_Problem description_
Exactly the lines from the one with "What matplotlib code" through the one with "(2, 1)), zorder=3)" should be returned, both ends included and nothing else. Omit any pictures.

*** Supplied data ***

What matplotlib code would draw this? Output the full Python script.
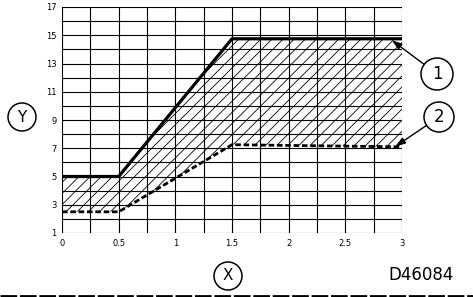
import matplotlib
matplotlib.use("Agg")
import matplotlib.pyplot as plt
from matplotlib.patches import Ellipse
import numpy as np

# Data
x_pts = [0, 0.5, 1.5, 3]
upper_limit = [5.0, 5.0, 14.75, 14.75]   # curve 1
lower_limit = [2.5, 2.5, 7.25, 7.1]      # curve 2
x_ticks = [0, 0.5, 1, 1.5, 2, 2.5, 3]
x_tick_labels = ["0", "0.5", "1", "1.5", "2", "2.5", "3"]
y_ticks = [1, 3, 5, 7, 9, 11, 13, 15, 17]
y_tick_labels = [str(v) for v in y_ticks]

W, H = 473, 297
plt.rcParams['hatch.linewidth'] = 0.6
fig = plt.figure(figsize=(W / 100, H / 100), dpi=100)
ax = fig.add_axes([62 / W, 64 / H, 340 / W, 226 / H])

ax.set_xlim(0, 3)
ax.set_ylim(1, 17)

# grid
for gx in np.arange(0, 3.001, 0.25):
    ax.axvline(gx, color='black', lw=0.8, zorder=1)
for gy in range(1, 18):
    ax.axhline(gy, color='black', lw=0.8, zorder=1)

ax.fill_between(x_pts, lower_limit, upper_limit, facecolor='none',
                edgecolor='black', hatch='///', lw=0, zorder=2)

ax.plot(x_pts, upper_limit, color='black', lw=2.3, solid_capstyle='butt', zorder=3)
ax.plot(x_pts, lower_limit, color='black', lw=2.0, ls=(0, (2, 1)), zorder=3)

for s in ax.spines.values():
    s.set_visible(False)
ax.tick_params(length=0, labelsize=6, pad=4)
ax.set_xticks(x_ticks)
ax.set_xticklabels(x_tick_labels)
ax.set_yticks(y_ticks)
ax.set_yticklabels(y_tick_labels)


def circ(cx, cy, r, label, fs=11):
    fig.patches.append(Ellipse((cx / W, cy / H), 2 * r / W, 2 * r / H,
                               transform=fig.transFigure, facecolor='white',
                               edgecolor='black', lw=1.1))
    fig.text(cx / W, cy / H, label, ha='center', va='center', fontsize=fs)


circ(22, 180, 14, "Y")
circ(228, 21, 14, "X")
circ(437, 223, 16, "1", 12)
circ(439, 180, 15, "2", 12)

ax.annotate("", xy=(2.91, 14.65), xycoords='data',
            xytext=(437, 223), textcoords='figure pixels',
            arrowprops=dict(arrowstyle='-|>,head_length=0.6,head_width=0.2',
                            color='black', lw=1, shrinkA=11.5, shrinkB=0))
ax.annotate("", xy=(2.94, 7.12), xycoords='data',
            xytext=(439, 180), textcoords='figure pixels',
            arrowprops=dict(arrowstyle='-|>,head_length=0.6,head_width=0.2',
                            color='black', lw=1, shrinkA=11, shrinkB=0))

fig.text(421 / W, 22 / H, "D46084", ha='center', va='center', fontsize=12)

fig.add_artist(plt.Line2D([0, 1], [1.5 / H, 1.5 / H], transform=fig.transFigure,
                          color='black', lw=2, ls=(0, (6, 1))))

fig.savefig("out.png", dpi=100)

***
*** Supplied data ***

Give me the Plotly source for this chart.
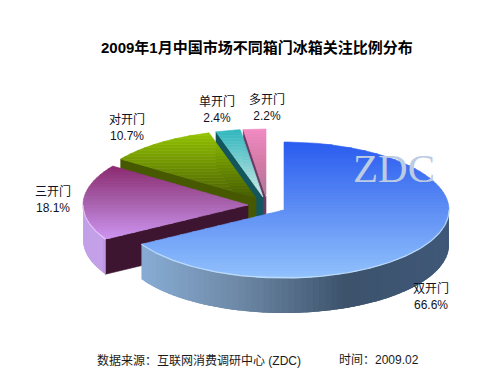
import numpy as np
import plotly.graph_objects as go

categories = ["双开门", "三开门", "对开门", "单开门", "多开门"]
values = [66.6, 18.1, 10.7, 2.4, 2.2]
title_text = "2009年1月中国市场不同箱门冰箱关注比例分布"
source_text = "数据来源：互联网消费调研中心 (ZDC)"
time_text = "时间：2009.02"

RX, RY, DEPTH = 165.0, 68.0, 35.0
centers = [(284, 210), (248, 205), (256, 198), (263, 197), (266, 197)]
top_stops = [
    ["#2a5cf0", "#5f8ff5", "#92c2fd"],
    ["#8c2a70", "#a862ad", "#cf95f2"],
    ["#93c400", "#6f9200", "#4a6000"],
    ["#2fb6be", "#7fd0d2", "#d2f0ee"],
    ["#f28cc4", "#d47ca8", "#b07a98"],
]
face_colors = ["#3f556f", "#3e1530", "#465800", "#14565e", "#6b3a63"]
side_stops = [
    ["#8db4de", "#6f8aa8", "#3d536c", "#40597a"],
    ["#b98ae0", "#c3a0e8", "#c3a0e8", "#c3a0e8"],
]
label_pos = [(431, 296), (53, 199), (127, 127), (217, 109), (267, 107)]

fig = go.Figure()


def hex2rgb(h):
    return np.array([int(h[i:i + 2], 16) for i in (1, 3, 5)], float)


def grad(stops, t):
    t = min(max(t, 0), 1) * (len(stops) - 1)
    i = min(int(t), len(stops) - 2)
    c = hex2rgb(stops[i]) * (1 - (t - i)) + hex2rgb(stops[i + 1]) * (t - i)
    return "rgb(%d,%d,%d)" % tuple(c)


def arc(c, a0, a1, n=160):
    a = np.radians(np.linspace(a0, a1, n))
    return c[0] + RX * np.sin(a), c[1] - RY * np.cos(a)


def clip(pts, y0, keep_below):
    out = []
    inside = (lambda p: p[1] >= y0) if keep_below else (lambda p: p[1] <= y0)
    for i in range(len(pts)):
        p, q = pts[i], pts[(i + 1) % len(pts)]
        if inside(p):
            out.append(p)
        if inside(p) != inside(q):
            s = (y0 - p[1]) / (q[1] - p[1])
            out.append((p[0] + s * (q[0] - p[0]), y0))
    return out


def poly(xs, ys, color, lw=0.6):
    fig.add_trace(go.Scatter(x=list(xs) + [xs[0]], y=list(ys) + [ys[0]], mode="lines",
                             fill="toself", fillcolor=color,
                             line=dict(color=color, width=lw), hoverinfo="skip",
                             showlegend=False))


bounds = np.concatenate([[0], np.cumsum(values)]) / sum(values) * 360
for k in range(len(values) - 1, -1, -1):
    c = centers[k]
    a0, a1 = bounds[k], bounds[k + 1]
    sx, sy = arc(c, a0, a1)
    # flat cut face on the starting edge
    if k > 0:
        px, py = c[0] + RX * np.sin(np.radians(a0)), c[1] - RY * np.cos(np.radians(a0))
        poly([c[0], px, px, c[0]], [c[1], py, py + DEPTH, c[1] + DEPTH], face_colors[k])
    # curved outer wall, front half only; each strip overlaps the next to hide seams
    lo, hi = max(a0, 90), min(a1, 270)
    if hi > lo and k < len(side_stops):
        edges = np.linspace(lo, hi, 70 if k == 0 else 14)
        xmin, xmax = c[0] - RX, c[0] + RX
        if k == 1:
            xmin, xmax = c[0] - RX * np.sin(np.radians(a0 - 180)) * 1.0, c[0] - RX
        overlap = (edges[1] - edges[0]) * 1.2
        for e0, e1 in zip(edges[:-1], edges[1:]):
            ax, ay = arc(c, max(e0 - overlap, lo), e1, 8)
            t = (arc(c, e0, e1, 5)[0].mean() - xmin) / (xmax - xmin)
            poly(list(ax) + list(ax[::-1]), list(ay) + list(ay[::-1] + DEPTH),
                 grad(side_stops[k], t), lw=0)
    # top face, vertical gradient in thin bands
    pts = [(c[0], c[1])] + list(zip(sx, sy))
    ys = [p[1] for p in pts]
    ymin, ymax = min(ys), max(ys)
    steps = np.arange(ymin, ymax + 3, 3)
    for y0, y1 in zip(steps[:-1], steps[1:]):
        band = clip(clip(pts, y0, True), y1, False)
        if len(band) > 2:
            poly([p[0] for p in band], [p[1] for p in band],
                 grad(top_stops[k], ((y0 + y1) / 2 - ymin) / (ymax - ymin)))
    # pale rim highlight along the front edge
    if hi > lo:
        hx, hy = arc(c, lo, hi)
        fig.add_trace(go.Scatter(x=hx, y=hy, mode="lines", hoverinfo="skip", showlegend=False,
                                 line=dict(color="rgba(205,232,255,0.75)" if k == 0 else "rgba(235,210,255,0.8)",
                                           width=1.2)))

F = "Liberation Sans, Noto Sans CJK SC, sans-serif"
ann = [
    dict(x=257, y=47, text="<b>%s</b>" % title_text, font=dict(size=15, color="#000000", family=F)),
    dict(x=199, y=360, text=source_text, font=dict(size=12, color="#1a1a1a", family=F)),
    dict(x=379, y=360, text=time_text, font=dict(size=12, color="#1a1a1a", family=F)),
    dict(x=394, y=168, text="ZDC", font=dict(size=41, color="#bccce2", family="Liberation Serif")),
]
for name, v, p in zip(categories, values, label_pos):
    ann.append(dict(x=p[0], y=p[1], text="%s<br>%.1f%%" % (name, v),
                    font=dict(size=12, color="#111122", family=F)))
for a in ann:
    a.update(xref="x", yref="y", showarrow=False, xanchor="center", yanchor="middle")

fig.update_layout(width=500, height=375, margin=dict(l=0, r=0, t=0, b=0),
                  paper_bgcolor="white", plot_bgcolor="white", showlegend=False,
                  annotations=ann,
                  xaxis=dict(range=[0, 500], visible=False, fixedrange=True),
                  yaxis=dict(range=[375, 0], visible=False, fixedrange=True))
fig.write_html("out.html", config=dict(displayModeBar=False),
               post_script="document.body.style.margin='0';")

***

_Answer in full_
What matplotlib code would draw this? Output the full Python script.
import matplotlib
matplotlib.use("Agg")
import matplotlib.pyplot as plt
from matplotlib.patches import Ellipse
import numpy as np

# Data
x_pts = [0, 0.5, 1.5, 3]
upper_limit = [5.0, 5.0, 14.75, 14.75]   # curve 1
lower_limit = [2.5, 2.5, 7.25, 7.1]      # curve 2
x_ticks = [0, 0.5, 1, 1.5, 2, 2.5, 3]
x_tick_labels = ["0", "0.5", "1", "1.5", "2", "2.5", "3"]
y_ticks = [1, 3, 5, 7, 9, 11, 13, 15, 17]
y_tick_labels = [str(v) for v in y_ticks]

W, H = 473, 297
plt.rcParams['hatch.linewidth'] = 0.6
fig = plt.figure(figsize=(W / 100, H / 100), dpi=100)
ax = fig.add_axes([62 / W, 64 / H, 340 / W, 226 / H])

ax.set_xlim(0, 3)
ax.set_ylim(1, 17)

# grid
for gx in np.arange(0, 3.001, 0.25):
    ax.axvline(gx, color='black', lw=0.8, zorder=1)
for gy in range(1, 18):
    ax.axhline(gy, color='black', lw=0.8, zorder=1)

ax.fill_between(x_pts, lower_limit, upper_limit, facecolor='none',
                edgecolor='black', hatch='///', lw=0, zorder=2)

ax.plot(x_pts, upper_limit, color='black', lw=2.3, solid_capstyle='butt', zorder=3)
ax.plot(x_pts, lower_limit, color='black', lw=2.0, ls=(0, (2, 1)), zorder=3)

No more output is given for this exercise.